Without the images, write out the whole listing exactly.

▶ [COLLECTED MATERIAL]
------------

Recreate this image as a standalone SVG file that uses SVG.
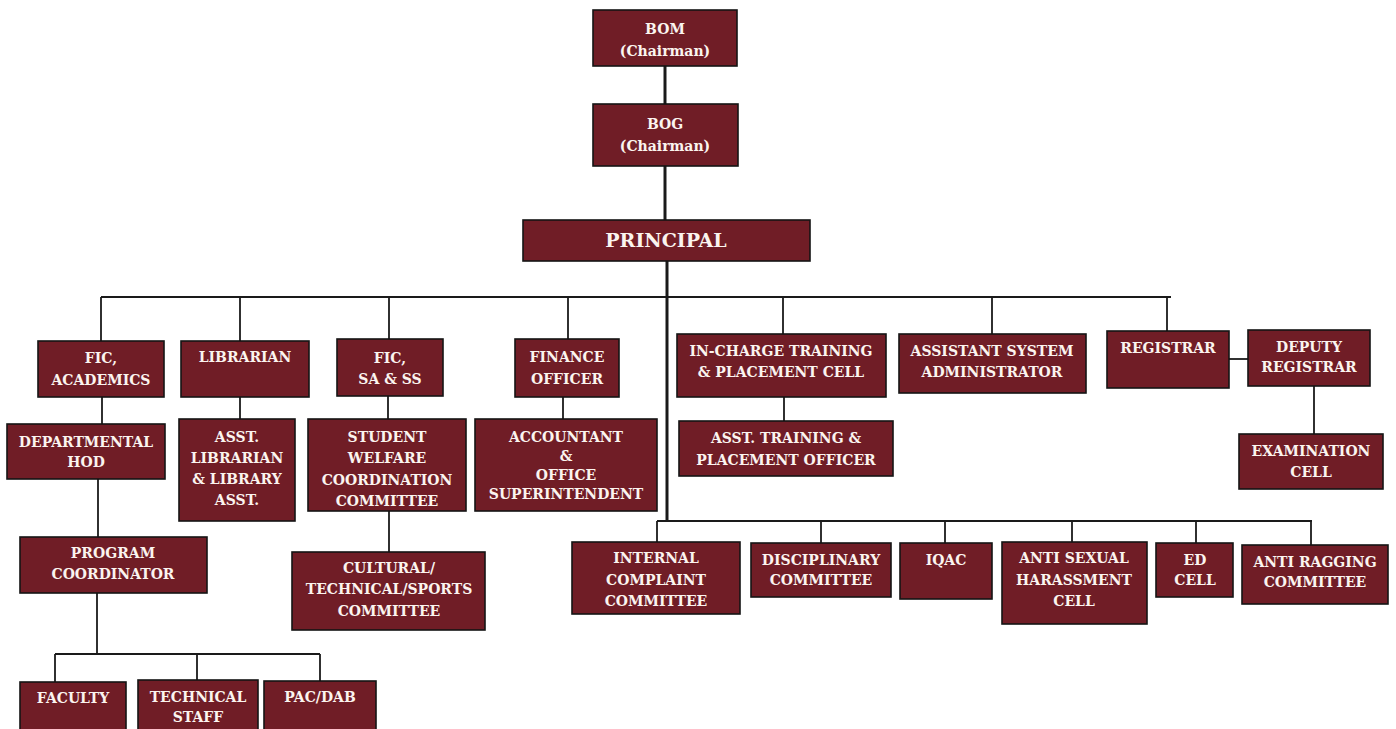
<svg xmlns="http://www.w3.org/2000/svg" width="1396" height="729" viewBox="0 0 1396 729">
<style>
.b rect{fill:#701d26;stroke:#151515;stroke-width:1.6}
.b text{fill:#fbf4ef;font-family:"DejaVu Serif","Liberation Serif",serif;font-weight:bold;font-size:14px;text-anchor:middle}
.c line{stroke:#1a1a1a;stroke-width:1.8}
.c .th{stroke-width:3}
</style>
<rect width="1396" height="729" fill="#fff"/>
<g class="c" id="connectors">
<line class="th" x1="665" y1="66" x2="665" y2="104"/>
<line class="th" x1="665" y1="166" x2="665" y2="220"/>
<line class="th" x1="667" y1="261" x2="667" y2="522"/>
<line x1="101" y1="297" x2="1171" y2="297"/>
<line x1="101" y1="297" x2="101" y2="341"/>
<line x1="240" y1="297" x2="240" y2="341"/>
<line x1="389" y1="297" x2="389" y2="339"/>
<line x1="568" y1="297" x2="568" y2="339"/>
<line x1="783" y1="297" x2="783" y2="334"/>
<line x1="992" y1="297" x2="992" y2="334"/>
<line x1="1167" y1="297" x2="1167" y2="331"/>
<line x1="102" y1="397" x2="102" y2="424"/>
<line x1="240" y1="397" x2="240" y2="419"/>
<line x1="388" y1="396" x2="388" y2="419"/>
<line x1="563" y1="397" x2="563" y2="419"/>
<line x1="784" y1="397" x2="784" y2="421"/>
<line x1="1229" y1="359" x2="1248" y2="359"/>
<line x1="1314" y1="386" x2="1314" y2="434"/>
<line x1="98" y1="479" x2="98" y2="537"/>
<line x1="389" y1="511" x2="389" y2="552"/>
<line x1="97" y1="593" x2="97" y2="654"/>
<line x1="55" y1="654" x2="320" y2="654"/>
<line x1="55" y1="654" x2="55" y2="682"/>
<line x1="197" y1="654" x2="197" y2="680"/>
<line x1="320" y1="654" x2="320" y2="681"/>
<line x1="657" y1="521" x2="1312" y2="521"/>
<line x1="657" y1="521" x2="657" y2="542"/>
<line x1="821" y1="521" x2="821" y2="543"/>
<line x1="945" y1="521" x2="945" y2="543"/>
<line x1="1072" y1="521" x2="1072" y2="542"/>
<line x1="1196" y1="521" x2="1196" y2="543"/>
<line x1="1311" y1="521" x2="1311" y2="545"/>
</g>
<g class="b" id="bom"><rect x="593" y="10" width="144" height="56"/><text x="665" y="34">BOM</text><text x="665" y="56">(Chairman)</text></g>
<g class="b" id="bog"><rect x="593" y="104" width="145" height="62"/><text x="665" y="129">BOG</text><text x="665" y="151">(Chairman)</text></g>
<g class="b" id="principal"><rect x="523" y="220" width="287" height="41"/><text x="666" y="247" style="font-size:19px">PRINCIPAL</text></g>
<g class="b" id="fic-academics"><rect x="38" y="341" width="126" height="56"/><text x="101" y="363">FIC,</text><text x="101" y="385">ACADEMICS</text></g>
<g class="b" id="librarian"><rect x="181" y="341" width="128" height="56"/><text x="245" y="362">LIBRARIAN</text></g>
<g class="b" id="fic-sa"><rect x="337" y="339" width="106" height="57"/><text x="390" y="363">FIC,</text><text x="390" y="384">SA &amp; SS</text></g>
<g class="b" id="finance"><rect x="515" y="339" width="104" height="58"/><text x="567" y="362">FINANCE</text><text x="567" y="384">OFFICER</text></g>
<g class="b" id="incharge-tp"><rect x="677" y="334" width="209" height="63"/><text x="781" y="356">IN-CHARGE TRAINING</text><text x="781" y="377">&amp; PLACEMENT CELL</text></g>
<g class="b" id="asst-sysadmin"><rect x="899" y="334" width="187" height="59"/><text x="992" y="356">ASSISTANT SYSTEM</text><text x="992" y="377">ADMINISTRATOR</text></g>
<g class="b" id="registrar"><rect x="1107" y="331" width="122" height="57"/><text x="1168" y="353">REGISTRAR</text></g>
<g class="b" id="deputy-registrar"><rect x="1248" y="330" width="122" height="56"/><text x="1309" y="352">DEPUTY</text><text x="1309" y="372">REGISTRAR</text></g>
<g class="b" id="dept-hod"><rect x="7" y="424" width="158" height="55"/><text x="86" y="447">DEPARTMENTAL</text><text x="86" y="467">HOD</text></g>
<g class="b" id="asst-librarian"><rect x="179" y="419" width="116" height="102"/><text x="237" y="442">ASST.</text><text x="237" y="463">LIBRARIAN</text><text x="237" y="484">&amp; LIBRARY</text><text x="237" y="505">ASST.</text></g>
<g class="b" id="student-welfare"><rect x="308" y="419" width="158" height="92"/><text x="387" y="442">STUDENT</text><text x="387" y="463">WELFARE</text><text x="387" y="485">COORDINATION</text><text x="387" y="506">COMMITTEE</text></g>
<g class="b" id="accountant"><rect x="475" y="419" width="182" height="92"/><text x="566" y="442">ACCOUNTANT</text><text x="566" y="461">&amp;</text><text x="566" y="480">OFFICE</text><text x="566" y="499">SUPERINTENDENT</text></g>
<g class="b" id="asst-tp"><rect x="679" y="421" width="214" height="55"/><text x="786" y="443">ASST. TRAINING &amp;</text><text x="786" y="465">PLACEMENT OFFICER</text></g>
<g class="b" id="exam-cell"><rect x="1239" y="434" width="144" height="55"/><text x="1311" y="456">EXAMINATION</text><text x="1311" y="477">CELL</text></g>
<g class="b" id="program-coord"><rect x="20" y="537" width="187" height="56"/><text x="113" y="558">PROGRAM</text><text x="113" y="579">COORDINATOR</text></g>
<g class="b" id="cultural"><rect x="292" y="552" width="193" height="78"/><text x="389" y="573">CULTURAL/</text><text x="389" y="594">TECHNICAL/SPORTS</text><text x="389" y="616">COMMITTEE</text></g>
<g class="b" id="faculty"><rect x="20" y="682" width="106" height="52"/><text x="73" y="703">FACULTY</text></g>
<g class="b" id="technical-staff"><rect x="138" y="680" width="120" height="54"/><text x="198" y="702">TECHNICAL</text><text x="198" y="722">STAFF</text></g>
<g class="b" id="pac-dab"><rect x="264" y="681" width="112" height="53"/><text x="320" y="702">PAC/DAB</text></g>
<g class="b" id="internal-complaint"><rect x="572" y="542" width="168" height="72"/><text x="656" y="563">INTERNAL</text><text x="656" y="585">COMPLAINT</text><text x="656" y="606">COMMITTEE</text></g>
<g class="b" id="disciplinary"><rect x="751" y="543" width="140" height="54"/><text x="821" y="565">DISCIPLINARY</text><text x="821" y="585">COMMITTEE</text></g>
<g class="b" id="iqac"><rect x="900" y="543" width="92" height="56"/><text x="946" y="565">IQAC</text></g>
<g class="b" id="anti-sexual"><rect x="1002" y="542" width="145" height="82"/><text x="1074" y="563">ANTI SEXUAL</text><text x="1074" y="585">HARASSMENT</text><text x="1074" y="606">CELL</text></g>
<g class="b" id="ed-cell"><rect x="1156" y="543" width="77" height="54"/><text x="1195" y="565">ED</text><text x="1195" y="585">CELL</text></g>
<g class="b" id="anti-ragging"><rect x="1242" y="545" width="146" height="59"/><text x="1315" y="567">ANTI RAGGING</text><text x="1315" y="587">COMMITTEE</text></g>
</svg>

------------

▶ [FULL ANSWER]
Recreate this image as a standalone SVG file that uses SVG.
<svg xmlns="http://www.w3.org/2000/svg" width="1396" height="729" viewBox="0 0 1396 729">
<style>
.b rect{fill:#701d26;stroke:#151515;stroke-width:1.6}
.b text{fill:#fbf4ef;font-family:"DejaVu Serif","Liberation Serif",serif;font-weight:bold;font-size:14px;text-anchor:middle}
.c line{stroke:#1a1a1a;stroke-width:1.8}
.c .th{stroke-width:3}
</style>
<rect width="1396" height="729" fill="#fff"/>
<g class="c" id="connectors">
<line class="th" x1="665" y1="66" x2="665" y2="104"/>
<line class="th" x1="665" y1="166" x2="665" y2="220"/>
<line class="th" x1="667" y1="261" x2="667" y2="522"/>
<line x1="101" y1="297" x2="1171" y2="297"/>
<line x1="101" y1="297" x2="101" y2="341"/>
<line x1="240" y1="297" x2="240" y2="341"/>
<line x1="389" y1="297" x2="389" y2="339"/>
<line x1="568" y1="297" x2="568" y2="339"/>
<line x1="783" y1="297" x2="783" y2="334"/>
<line x1="992" y1="297" x2="992" y2="334"/>
<line x1="1167" y1="297" x2="1167" y2="331"/>
<line x1="102" y1="397" x2="102" y2="424"/>
<line x1="240" y1="397" x2="240" y2="419"/>
<line x1="388" y1="396" x2="388" y2="419"/>
<line x1="563" y1="397" x2="563" y2="419"/>
<line x1="784" y1="397" x2="784" y2="421"/>
<line x1="1229" y1="359" x2="1248" y2="359"/>
<line x1="1314" y1="386" x2="1314" y2="434"/>
<line x1="98" y1="479" x2="98" y2="537"/>
<line x1="389" y1="511" x2="389" y2="552"/>
<line x1="97" y1="593" x2="97" y2="654"/>
<line x1="55" y1="654" x2="320" y2="654"/>
<line x1="55" y1="654" x2="55" y2="682"/>
<line x1="197" y1="654" x2="197" y2="680"/>
<line x1="320" y1="654" x2="320" y2="681"/>
<line x1="657" y1="521" x2="1312" y2="521"/>
<line x1="657" y1="521" x2="657" y2="542"/>
<line x1="821" y1="521" x2="821" y2="543"/>
<line x1="945" y1="521" x2="945" y2="543"/>
<line x1="1072" y1="521" x2="1072" y2="542"/>
<line x1="1196" y1="521" x2="1196" y2="543"/>
<line x1="1311" y1="521" x2="1311" y2="545"/>
</g>
<g class="b" id="bom"><rect x="593" y="10" width="144" height="56"/><text x="665" y="34">BOM</text><text x="665" y="56">(Chairman)</text></g>
<g class="b" id="bog"><rect x="593" y="104" width="145" height="62"/><text x="665" y="129">BOG</text><text x="665" y="151">(Chairman)</text></g>
<g class="b" id="principal"><rect x="523" y="220" width="287" height="41"/><text x="666" y="247" style="font-size:19px">PRINCIPAL</text></g>
<g class="b" id="fic-academics"><rect x="38" y="341" width="126" height="56"/><text x="101" y="363">FIC,</text><text x="101" y="385">ACADEMICS</text></g>
<g class="b" id="librarian"><rect x="181" y="341" width="128" height="56"/><text x="245" y="362">LIBRARIAN</text></g>
<g class="b" id="fic-sa"><rect x="337" y="339" width="106" height="57"/><text x="390" y="363">FIC,</text><text x="390" y="384">SA &amp; SS</text></g>
<g class="b" id="finance"><rect x="515" y="339" width="104" height="58"/><text x="567" y="362">FINANCE</text><text x="567" y="384">OFFICER</text></g>
<g class="b" id="incharge-tp"><rect x="677" y="334" width="209" height="63"/><text x="781" y="356">IN-CHARGE TRAINING</text><text x="781" y="377">&amp; PLACEMENT CELL</text></g>
<g class="b" id="asst-sysadmin"><rect x="899" y="334" width="187" height="59"/><text x="992" y="356">ASSISTANT SYSTEM</text><text x="992" y="377">ADMINISTRATOR</text></g>
<g class="b" id="registrar"><rect x="1107" y="331" width="122" height="57"/><text x="1168" y="353">REGISTRAR</text></g>
<g class="b" id="deputy-registrar"><rect x="1248" y="330" width="122" height="56"/><text x="1309" y="352">DEPUTY</text><text x="1309" y="372">REGISTRAR</text></g>
<g class="b" id="dept-hod"><rect x="7" y="424" width="158" height="55"/><text x="86" y="447">DEPARTMENTAL</text><text x="86" y="467">HOD</text></g>
<g class="b" id="asst-librarian"><rect x="179" y="419" width="116" height="102"/><text x="237" y="442">ASST.</text><text x="237" y="463">LIBRARIAN</text><text x="237" y="484">&amp; LIBRARY</text><text x="237" y="505">ASST.</text></g>
<g class="b" id="student-welfare"><rect x="308" y="419" width="158" height="92"/><text x="387" y="442">STUDENT</text><text x="387" y="463">WELFARE</text><text x="387" y="485">COORDINATION</text><text x="387" y="506">COMMITTEE</text></g>
<g class="b" id="accountant"><rect x="475" y="419" width="182" height="92"/><text x="566" y="442">ACCOUNTANT</text><text x="566" y="461">&amp;</text><text x="566" y="480">OFFICE</text><text x="566" y="499">SUPERINTENDENT</text></g>
<g class="b" id="asst-tp"><rect x="679" y="421" width="214" height="55"/><text x="786" y="443">ASST. TRAINING &amp;</text><text x="786" y="465">PLACEMENT OFFICER</text></g>
<g class="b" id="exam-cell"><rect x="1239" y="434" width="144" height="55"/><text x="1311" y="456">EXAMINATION</text><text x="1311" y="477">CELL</text></g>
<g class="b" id="program-coord"><rect x="20" y="537" width="187" height="56"/><text x="113" y="558">PROGRAM</text><text x="113" y="579">COORDINATOR</text></g>
<g class="b" id="cultural"><rect x="292" y="552" width="193" height="78"/><text x="389" y="573">CULTURAL/</text><text x="389" y="594">TECHNICAL/SPORTS</text><text x="389" y="616">COMMITTEE</text></g>
<g class="b" id="faculty"><rect x="20" y="682" width="106" height="52"/><text x="73" y="703">FACULTY</text></g>
<g class="b" id="technical-staff"><rect x="138" y="680" width="120" height="54"/><text x="198" y="702">TECHNICAL</text><text x="198" y="722">STAFF</text></g>
<g class="b" id="pac-dab"><rect x="264" y="681" width="112" height="53"/><text x="320" y="702">PAC/DAB</text></g>
<g class="b" id="internal-complaint"><rect x="572" y="542" width="168" height="72"/><text x="656" y="563">INTERNAL</text><text x="656" y="585">COMPLAINT</text><text x="656" y="606">COMMITTEE</text></g>
<g class="b" id="disciplinary"><rect x="751" y="543" width="140" height="54"/><text x="821" y="565">DISCIPLINARY</text><text x="821" y="585">COMMITTEE</text></g>
<g class="b" id="iqac"><rect x="900" y="543" width="92" height="56"/><text x="946" y="565">IQAC</text></g>
<g class="b" id="anti-sexual"><rect x="1002" y="542" width="145" height="82"/><text x="1074" y="563">ANTI SEXUAL</text><text x="1074" y="585">HARASSMENT</text><text x="1074" y="606">CELL</text></g>
<g class="b" id="ed-cell"><rect x="1156" y="543" width="77" height="54"/><text x="1195" y="565">ED</text><text x="1195" y="585">CELL</text></g>
<g class="b" id="anti-ragging"><rect x="1242" y="545" width="146" height="59"/><text x="1315" y="567">ANTI RAGGING</text><text x="1315" y="587">COMMITTEE</text></g>
</svg>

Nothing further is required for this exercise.